9:00 - Pr. Jesus Labarta - "On the OmpSs road: from the latency to the throughput age"
The OmpSs programming model and its runtime support
The talk will present a vision of how parallel computer architectures are evolving and some of the research being done at the Barcelona Supercomputing Center (BSC) driven by such vision. We consider that the evolution towards increasing complexity, scale and variability in our systems makes two technologies play a very important role in future parallel computing, which with the advent of multicores means in general computing. On one side, performance analysis tools with very detailed analytics capabilities are key to understanding the actual behavior of our systems. On the other, programming models that hide the actual complexity of the underlying hardware are needed to ensure the programming productivity and performance portability needed to ensure the economic sustainability of the programing efforts. We will present the OmpSs programming model and development at BSC, a task based model for homogeneous and heterogeneous systems which acts as a forerunner for OpenMP. OmpSs targets in a uniform way multicores, accelerators and clusters. We will describe features of the NANOS++ runtime on which OmpSs is implemented, focusing on the dynamic scheduling capabilities and load balance support features. We will also present the BSC tools environment, including trace visualization capabilities and specific features to understand the actual behavior of the NANOS runtime and OmpSs programs.
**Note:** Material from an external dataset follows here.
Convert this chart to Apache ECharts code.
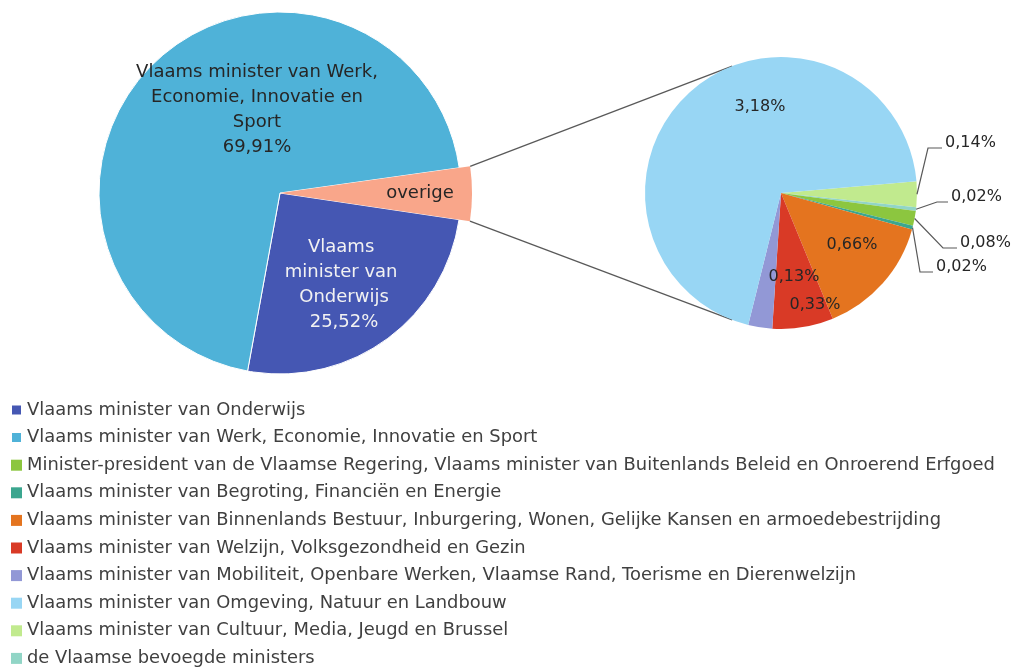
<!DOCTYPE html>
<html><head><meta charset="utf-8">
<script src="https://cdn.jsdelivr.net/npm/echarts@6/dist/echarts.min.js"></script>
<style>html,body{margin:0;padding:0;background:#fff}#c{width:1013px;height:668px}</style>
</head><body><div id="c"></div>
<script>
// ---- data ----
const N_OND = 'Vlaams minister van Onderwijs';
const N_WERK = 'Vlaams minister van Werk, Economie, Innovatie en Sport';
const N_MP = 'Minister-president van de Vlaamse Regering, Vlaams minister van Buitenlands Beleid en Onroerend Erfgoed';
const N_BEGR = 'Vlaams minister van Begroting, Financiën en Energie';
const N_BINN = 'Vlaams minister van Binnenlands Bestuur, Inburgering, Wonen, Gelijke Kansen en armoedebestrijding';
const N_WELZ = 'Vlaams minister van Welzijn, Volksgezondheid en Gezin';
const N_MOB = 'Vlaams minister van Mobiliteit, Openbare Werken, Vlaamse Rand, Toerisme en Dierenwelzijn';
const N_OMG = 'Vlaams minister van Omgeving, Natuur en Landbouw';
const N_CULT = 'Vlaams minister van Cultuur, Media, Jeugd en Brussel';
const N_BEV = 'de Vlaamse bevoegde ministers';

const mainNames = ['overige', N_OND, N_WERK];
const mainValues = [4.57, 25.52, 69.91];

const subNames = [N_CULT, N_BEV, N_MP, N_BEGR, N_BINN, N_WELZ, N_MOB, N_OMG];
const subValues = [0.14, 0.02, 0.08, 0.02, 0.66, 0.33, 0.13, 3.18];

const legendOrder = [N_OND, N_WERK, N_MP, N_BEGR, N_BINN, N_WELZ, N_MOB, N_OMG, N_CULT, N_BEV];

// ---- styles ----
const colorOf = {
  'overige': '#F9A68A',
  [N_OND]: '#4557B3',
  [N_WERK]: '#4FB2D8',
  [N_MP]: '#8CC63F',
  [N_BEGR]: '#3BA68F',
  [N_BINN]: '#E4741F',
  [N_WELZ]: '#D93A26',
  [N_MOB]: '#9298D6',
  [N_OMG]: '#98D6F4',
  [N_CULT]: '#C1EA8E',
  [N_BEV]: '#91D5C6'
};
const FONT = 'DejaVu Sans';
const MAIN = {cx: 280, cy: 193, r: 181, rOver: 192, start: 8};
const SUB = {cx: 781, cy: 193, r: 136, start: 5};

const fmt = v => v.toFixed(2).replace('.', ',') + '%';

// label positions (relative to pie centres)
const mainLabelPos = {1: [64, 92], 2: [-23, -83]};
const subInsidePos = {4: [71, 52], 5: [34, 112], 6: [13, 84], 7: [-21, -86]};
// elbow leader lines for small slices: [bend dx, bend dy, end dx]
const subElbow = {0: [147, -45, 161], 1: [156, 9, 167], 2: [162, 55, 176], 3: [139, 79, 152]};

const rad = d => d * Math.PI / 180;
const pt = (c, r, a) => [c.cx + r * Math.cos(rad(a)), c.cy - r * Math.sin(rad(a))];

// geometry derived from data
const mainTotal = mainValues.reduce((a, b) => a + b, 0);
const overEnd = MAIN.start - mainValues[0] / mainTotal * 360;
const subTotal = subValues.reduce((a, b) => a + b, 0);
const subMid = [];
{ let a = SUB.start; subValues.forEach(v => { const s = v / subTotal * 360; subMid.push(a - s / 2); a -= s; }); }

const graphics = [];
const lineStyle = {stroke: '#595959', lineWidth: 1.3, fill: null};
graphics.push({type: 'polyline', silent: true, z: 1, shape: {points: [pt(MAIN, MAIN.rOver, MAIN.start), pt(SUB, SUB.r, 111)]}, style: lineStyle});
graphics.push({type: 'polyline', silent: true, z: 1, shape: {points: [pt(MAIN, MAIN.rOver, overEnd), pt(SUB, SUB.r, -111)]}, style: lineStyle});
Object.keys(subElbow).forEach(k => {
  const e = subElbow[k];
  graphics.push({type: 'polyline', silent: true, z: 10, shape: {points: [
    pt(SUB, SUB.r, subMid[k]), [SUB.cx + e[0], SUB.cy + e[1]], [SUB.cx + e[2], SUB.cy + e[1]]
  ]}, style: {stroke: '#595959', lineWidth: 1.2, fill: null}});
});

const txt = {fontFamily: FONT, fontSize: 18, color: '#333'};

const option = {
  animation: false,
  backgroundColor: '#fff',
  legend: {
    orient: 'vertical', left: 10, top: 401, padding: 0,
    itemWidth: 11, itemHeight: 11, icon: 'rect', itemGap: 9.6,
    selectedMode: false,
    data: legendOrder,
    textStyle: {fontFamily: FONT, fontSize: 17.9, color: '#404040', lineHeight: 18}
  },
  graphic: graphics,
  series: [
    {
      type: 'pie', center: [MAIN.cx, MAIN.cy], radius: MAIN.r, startAngle: MAIN.start,
      clockwise: true, silent: true, avoidLabelOverlap: false,
      itemStyle: {borderColor: '#fff', borderWidth: 1},
      label: {show: true, position: 'inside', align: 'center', lineHeight: 25, ...txt},
      labelLine: {show: false},
      labelLayout: p => {
        const o = mainLabelPos[p.dataIndex];
        return o ? {x: MAIN.cx + o[0], y: MAIN.cy + o[1], align: 'center', verticalAlign: 'middle'} : {};
      },
      data: mainNames.map((n, i) => ({
        name: n, value: mainValues[i], itemStyle: {color: colorOf[n]},
        label: i === 0 ? {show: false} : {
          width: i === 1 ? 135 : 248, overflow: 'break',
          color: i === 1 ? '#F2F2F2' : '#262626',
          formatter: p => p.name + '\n' + fmt(p.value)
        }
      }))
    },
    {
      type: 'pie', center: [MAIN.cx, MAIN.cy], radius: MAIN.rOver, startAngle: MAIN.start,
      clockwise: true, silent: true, avoidLabelOverlap: false,
      label: {show: false},
      labelLine: {show: false},
      labelLayout: p => p.dataIndex === 0 ? {x: MAIN.cx + 140, y: MAIN.cy, align: 'center', verticalAlign: 'middle'} : {},
      data: mainNames.map((n, i) => ({
        name: n, value: mainValues[i],
        itemStyle: {color: i === 0 ? colorOf[n] : 'rgba(0,0,0,0)'},
        label: i === 0 ? {show: true, position: 'inside', formatter: '{b}', ...txt, color: '#262626'} : {show: false}
      }))
    },
    {
      type: 'pie', center: [SUB.cx, SUB.cy], radius: SUB.r, startAngle: SUB.start,
      clockwise: true, silent: true, avoidLabelOverlap: false,
      label: {show: true, position: 'inside', formatter: p => fmt(p.value), ...txt, fontSize: 16, color: '#262626'},
      labelLine: {show: false},
      labelLayout: p => {
        const i = p.dataIndex;
        if (subInsidePos[i]) return {x: SUB.cx + subInsidePos[i][0], y: SUB.cy + subInsidePos[i][1], align: 'center', verticalAlign: 'middle'};
        const e = subElbow[i];
        return {x: SUB.cx + e[2] + 3, y: SUB.cy + e[1] - 5, align: 'left', verticalAlign: 'middle'};
      },
      data: subNames.map((n, i) => ({name: n, value: subValues[i], itemStyle: {color: colorOf[n]}}))
    }
  ]
};
const chart = echarts.init(document.getElementById('c'), null, {renderer: 'canvas'});
chart.setOption(option);
</script>
</body></html>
10:30 - Pr. Raymond Namyst - "Can We Really Taskify the World? Challenges for Task-Based Runtime Systems Designers"
To Fully tap into the potential of heterogeneous manycore machines, the use of runtime systems capable of dynamically scheduling tasks over the pool of underlying computing resources has become increasingly popular.
Such runtime systems expect applications to generate a graph of tasks of sufficient "width" so as to keep every processing unit busy. However, not every application can exhibit enough task-based parallelism to occupy the tremendous number of processing units of upcoming supercomputers. Nor can they generate tasks of appropriate granularity for CPUs and accelerators.
Exploiting inner parallelism of tasks and co-scheduling parallel tasks simultaneouly are means to cope with these issues. These techniques rely on runtime mechanisms such as hierarchical scheduling and resource negociation. This talk will give some insights about how task-based applications can benefit from such features over manycore architectures.